Short exercise: Retype exactly the lines from the first one through the line with "0.005, 0.005, 0.006];", including both ends; skip any pictures.
* * * *
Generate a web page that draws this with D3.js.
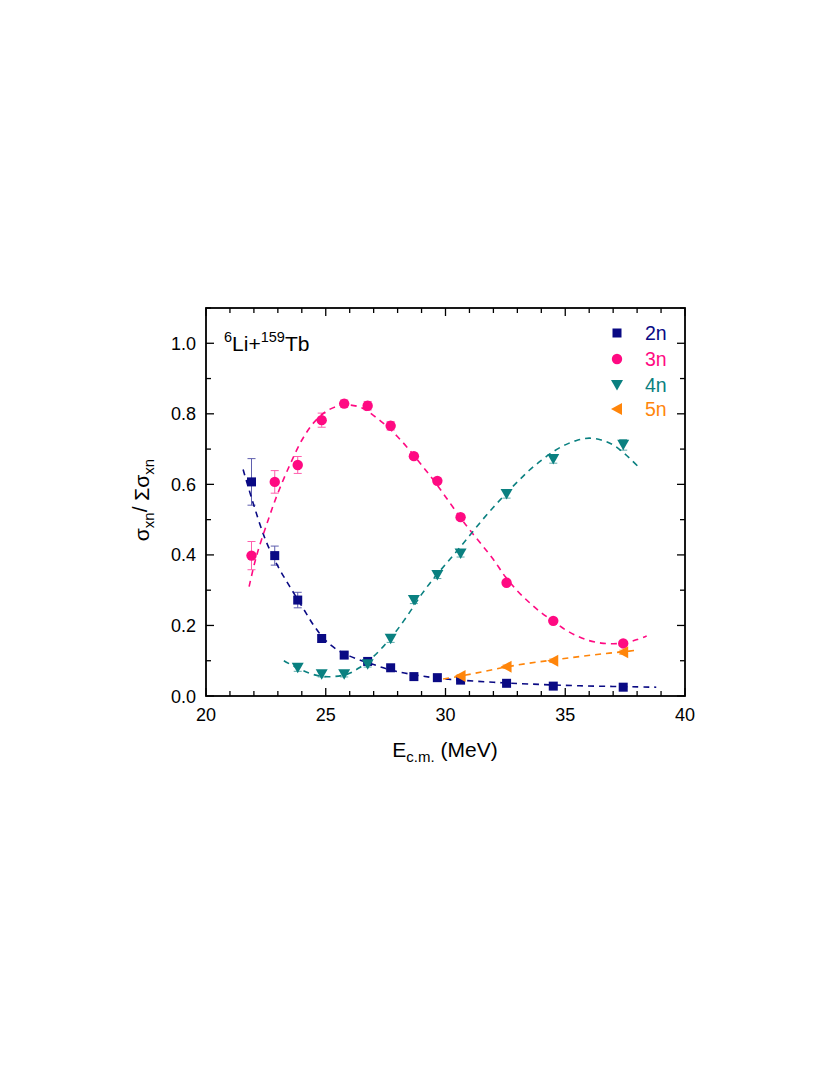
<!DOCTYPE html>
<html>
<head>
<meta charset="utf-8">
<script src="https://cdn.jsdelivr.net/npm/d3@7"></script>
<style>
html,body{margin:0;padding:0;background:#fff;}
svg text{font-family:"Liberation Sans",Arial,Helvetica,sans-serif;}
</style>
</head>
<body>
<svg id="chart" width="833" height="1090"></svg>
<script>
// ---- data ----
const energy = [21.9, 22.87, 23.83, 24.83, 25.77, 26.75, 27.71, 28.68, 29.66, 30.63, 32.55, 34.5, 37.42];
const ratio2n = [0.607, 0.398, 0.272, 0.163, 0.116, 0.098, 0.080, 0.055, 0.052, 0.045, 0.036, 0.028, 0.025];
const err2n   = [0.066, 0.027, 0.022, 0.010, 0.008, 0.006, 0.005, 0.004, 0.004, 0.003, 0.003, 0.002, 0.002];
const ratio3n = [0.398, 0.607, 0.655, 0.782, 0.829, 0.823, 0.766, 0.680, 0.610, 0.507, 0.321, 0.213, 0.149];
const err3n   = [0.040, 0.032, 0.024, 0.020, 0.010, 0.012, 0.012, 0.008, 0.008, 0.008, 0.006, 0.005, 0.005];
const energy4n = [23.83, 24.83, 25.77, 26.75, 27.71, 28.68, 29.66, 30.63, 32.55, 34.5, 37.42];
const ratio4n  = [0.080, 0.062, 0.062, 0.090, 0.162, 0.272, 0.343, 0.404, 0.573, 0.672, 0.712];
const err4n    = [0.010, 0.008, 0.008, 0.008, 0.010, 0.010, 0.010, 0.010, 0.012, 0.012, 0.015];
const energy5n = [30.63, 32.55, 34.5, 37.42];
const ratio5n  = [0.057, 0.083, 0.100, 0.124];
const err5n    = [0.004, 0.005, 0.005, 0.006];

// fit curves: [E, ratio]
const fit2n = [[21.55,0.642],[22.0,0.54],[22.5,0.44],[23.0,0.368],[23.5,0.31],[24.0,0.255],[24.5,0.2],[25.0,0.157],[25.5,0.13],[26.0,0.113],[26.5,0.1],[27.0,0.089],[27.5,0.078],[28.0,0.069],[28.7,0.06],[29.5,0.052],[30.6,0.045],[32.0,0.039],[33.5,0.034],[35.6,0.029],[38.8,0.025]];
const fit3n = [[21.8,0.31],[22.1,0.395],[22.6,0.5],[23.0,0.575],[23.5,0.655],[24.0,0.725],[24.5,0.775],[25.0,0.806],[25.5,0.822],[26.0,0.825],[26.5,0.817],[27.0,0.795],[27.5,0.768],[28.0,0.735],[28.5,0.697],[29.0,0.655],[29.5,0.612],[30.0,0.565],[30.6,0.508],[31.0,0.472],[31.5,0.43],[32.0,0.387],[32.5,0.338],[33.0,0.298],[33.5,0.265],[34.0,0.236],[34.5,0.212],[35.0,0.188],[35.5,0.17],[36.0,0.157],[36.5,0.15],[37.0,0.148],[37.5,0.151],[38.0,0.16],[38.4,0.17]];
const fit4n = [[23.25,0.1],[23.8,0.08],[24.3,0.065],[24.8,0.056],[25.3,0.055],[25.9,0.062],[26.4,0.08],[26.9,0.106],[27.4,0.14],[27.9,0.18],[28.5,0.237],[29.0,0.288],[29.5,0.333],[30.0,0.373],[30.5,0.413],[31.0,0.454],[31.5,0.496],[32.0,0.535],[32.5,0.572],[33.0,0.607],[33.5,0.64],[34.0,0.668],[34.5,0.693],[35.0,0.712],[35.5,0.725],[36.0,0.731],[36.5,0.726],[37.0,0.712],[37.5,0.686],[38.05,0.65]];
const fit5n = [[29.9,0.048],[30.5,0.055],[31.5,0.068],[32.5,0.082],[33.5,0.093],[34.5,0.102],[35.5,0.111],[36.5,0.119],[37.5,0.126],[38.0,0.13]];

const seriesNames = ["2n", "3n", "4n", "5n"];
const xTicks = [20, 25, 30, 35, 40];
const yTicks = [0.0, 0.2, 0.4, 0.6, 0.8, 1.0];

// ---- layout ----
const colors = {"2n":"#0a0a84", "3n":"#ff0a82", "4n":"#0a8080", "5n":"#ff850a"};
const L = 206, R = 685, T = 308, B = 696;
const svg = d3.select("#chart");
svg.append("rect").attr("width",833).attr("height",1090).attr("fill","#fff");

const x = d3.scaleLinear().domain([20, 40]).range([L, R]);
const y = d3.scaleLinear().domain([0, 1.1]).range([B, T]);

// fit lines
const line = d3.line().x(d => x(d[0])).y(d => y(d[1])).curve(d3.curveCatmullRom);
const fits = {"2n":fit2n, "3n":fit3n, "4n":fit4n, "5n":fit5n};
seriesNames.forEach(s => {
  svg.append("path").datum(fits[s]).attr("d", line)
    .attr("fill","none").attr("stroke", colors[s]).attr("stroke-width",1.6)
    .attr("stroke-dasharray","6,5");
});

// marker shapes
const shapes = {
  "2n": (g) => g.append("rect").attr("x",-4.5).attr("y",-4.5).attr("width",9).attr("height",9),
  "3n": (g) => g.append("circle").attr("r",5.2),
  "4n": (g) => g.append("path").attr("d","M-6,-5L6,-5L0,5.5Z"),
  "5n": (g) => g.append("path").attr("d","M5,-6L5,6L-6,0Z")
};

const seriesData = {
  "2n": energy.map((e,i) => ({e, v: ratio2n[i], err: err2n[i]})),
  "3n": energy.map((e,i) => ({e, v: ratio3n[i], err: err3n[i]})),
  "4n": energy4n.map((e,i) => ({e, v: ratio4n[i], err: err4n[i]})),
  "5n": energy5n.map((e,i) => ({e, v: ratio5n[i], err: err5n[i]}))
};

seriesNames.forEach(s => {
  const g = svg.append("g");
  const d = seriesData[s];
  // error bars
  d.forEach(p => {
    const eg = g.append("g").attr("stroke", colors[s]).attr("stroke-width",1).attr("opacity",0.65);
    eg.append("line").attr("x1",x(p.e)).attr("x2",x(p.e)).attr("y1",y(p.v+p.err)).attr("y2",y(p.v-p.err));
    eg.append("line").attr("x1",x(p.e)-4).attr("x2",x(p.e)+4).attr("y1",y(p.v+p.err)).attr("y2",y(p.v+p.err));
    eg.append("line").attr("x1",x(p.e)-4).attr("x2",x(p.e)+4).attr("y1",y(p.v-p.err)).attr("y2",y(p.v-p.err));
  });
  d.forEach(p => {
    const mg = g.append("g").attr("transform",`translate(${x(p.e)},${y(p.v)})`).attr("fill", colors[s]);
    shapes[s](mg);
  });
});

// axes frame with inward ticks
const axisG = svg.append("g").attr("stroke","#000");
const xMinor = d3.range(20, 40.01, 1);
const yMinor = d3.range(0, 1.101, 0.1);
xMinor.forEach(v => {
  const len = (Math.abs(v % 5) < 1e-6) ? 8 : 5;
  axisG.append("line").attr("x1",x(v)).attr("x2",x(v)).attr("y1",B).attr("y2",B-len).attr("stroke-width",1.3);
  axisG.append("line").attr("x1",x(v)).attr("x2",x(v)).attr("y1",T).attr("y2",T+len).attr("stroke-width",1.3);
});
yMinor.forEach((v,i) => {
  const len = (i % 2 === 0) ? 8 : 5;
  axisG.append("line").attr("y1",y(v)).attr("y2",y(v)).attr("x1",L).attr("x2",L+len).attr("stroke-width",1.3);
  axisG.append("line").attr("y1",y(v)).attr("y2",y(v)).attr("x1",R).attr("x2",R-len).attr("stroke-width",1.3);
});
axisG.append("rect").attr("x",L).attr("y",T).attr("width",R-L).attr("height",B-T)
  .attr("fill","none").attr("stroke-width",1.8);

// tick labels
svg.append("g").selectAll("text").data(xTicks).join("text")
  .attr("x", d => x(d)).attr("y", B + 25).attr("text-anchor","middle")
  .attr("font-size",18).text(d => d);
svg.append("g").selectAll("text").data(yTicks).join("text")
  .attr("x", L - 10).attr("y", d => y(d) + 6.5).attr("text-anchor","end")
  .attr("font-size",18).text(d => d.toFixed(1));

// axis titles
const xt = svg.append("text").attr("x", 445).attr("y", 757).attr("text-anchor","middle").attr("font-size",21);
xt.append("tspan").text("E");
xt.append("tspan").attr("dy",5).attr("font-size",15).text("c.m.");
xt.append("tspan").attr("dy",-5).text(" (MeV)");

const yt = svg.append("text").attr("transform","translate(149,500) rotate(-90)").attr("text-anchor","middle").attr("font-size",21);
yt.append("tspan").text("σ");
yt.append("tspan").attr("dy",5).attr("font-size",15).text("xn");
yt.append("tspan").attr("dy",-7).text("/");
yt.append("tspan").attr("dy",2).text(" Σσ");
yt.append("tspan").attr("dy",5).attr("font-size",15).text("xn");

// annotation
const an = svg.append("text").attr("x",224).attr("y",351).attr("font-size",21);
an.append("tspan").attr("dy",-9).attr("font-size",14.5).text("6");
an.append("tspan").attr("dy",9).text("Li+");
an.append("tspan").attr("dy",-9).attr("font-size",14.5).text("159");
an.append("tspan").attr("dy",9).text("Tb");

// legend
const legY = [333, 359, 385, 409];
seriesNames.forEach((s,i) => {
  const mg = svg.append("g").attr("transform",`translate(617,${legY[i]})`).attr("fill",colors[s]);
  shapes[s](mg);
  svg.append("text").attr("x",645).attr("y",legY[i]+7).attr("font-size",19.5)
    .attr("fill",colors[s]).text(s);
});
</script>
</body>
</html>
* * * *
Written response:
Generate a web page that draws this with D3.js.
<!DOCTYPE html>
<html>
<head>
<meta charset="utf-8">
<script src="https://cdn.jsdelivr.net/npm/d3@7"></script>
<style>
html,body{margin:0;padding:0;background:#fff;}
svg text{font-family:"Liberation Sans",Arial,Helvetica,sans-serif;}
</style>
</head>
<body>
<svg id="chart" width="833" height="1090"></svg>
<script>
// ---- data ----
const energy = [21.9, 22.87, 23.83, 24.83, 25.77, 26.75, 27.71, 28.68, 29.66, 30.63, 32.55, 34.5, 37.42];
const ratio2n = [0.607, 0.398, 0.272, 0.163, 0.116, 0.098, 0.080, 0.055, 0.052, 0.045, 0.036, 0.028, 0.025];
const err2n   = [0.066, 0.027, 0.022, 0.010, 0.008, 0.006, 0.005, 0.004, 0.004, 0.003, 0.003, 0.002, 0.002];
const ratio3n = [0.398, 0.607, 0.655, 0.782, 0.829, 0.823, 0.766, 0.680, 0.610, 0.507, 0.321, 0.213, 0.149];
const err3n   = [0.040, 0.032, 0.024, 0.020, 0.010, 0.012, 0.012, 0.008, 0.008, 0.008, 0.006, 0.005, 0.005];
const energy4n = [23.83, 24.83, 25.77, 26.75, 27.71, 28.68, 29.66, 30.63, 32.55, 34.5, 37.42];
const ratio4n  = [0.080, 0.062, 0.062, 0.090, 0.162, 0.272, 0.343, 0.404, 0.573, 0.672, 0.712];
const err4n    = [0.010, 0.008, 0.008, 0.008, 0.010, 0.010, 0.010, 0.010, 0.012, 0.012, 0.015];
const energy5n = [30.63, 32.55, 34.5, 37.42];
const ratio5n  = [0.057, 0.083, 0.100, 0.124];
const err5n    = [0.004, 0.005, 0.005, 0.006];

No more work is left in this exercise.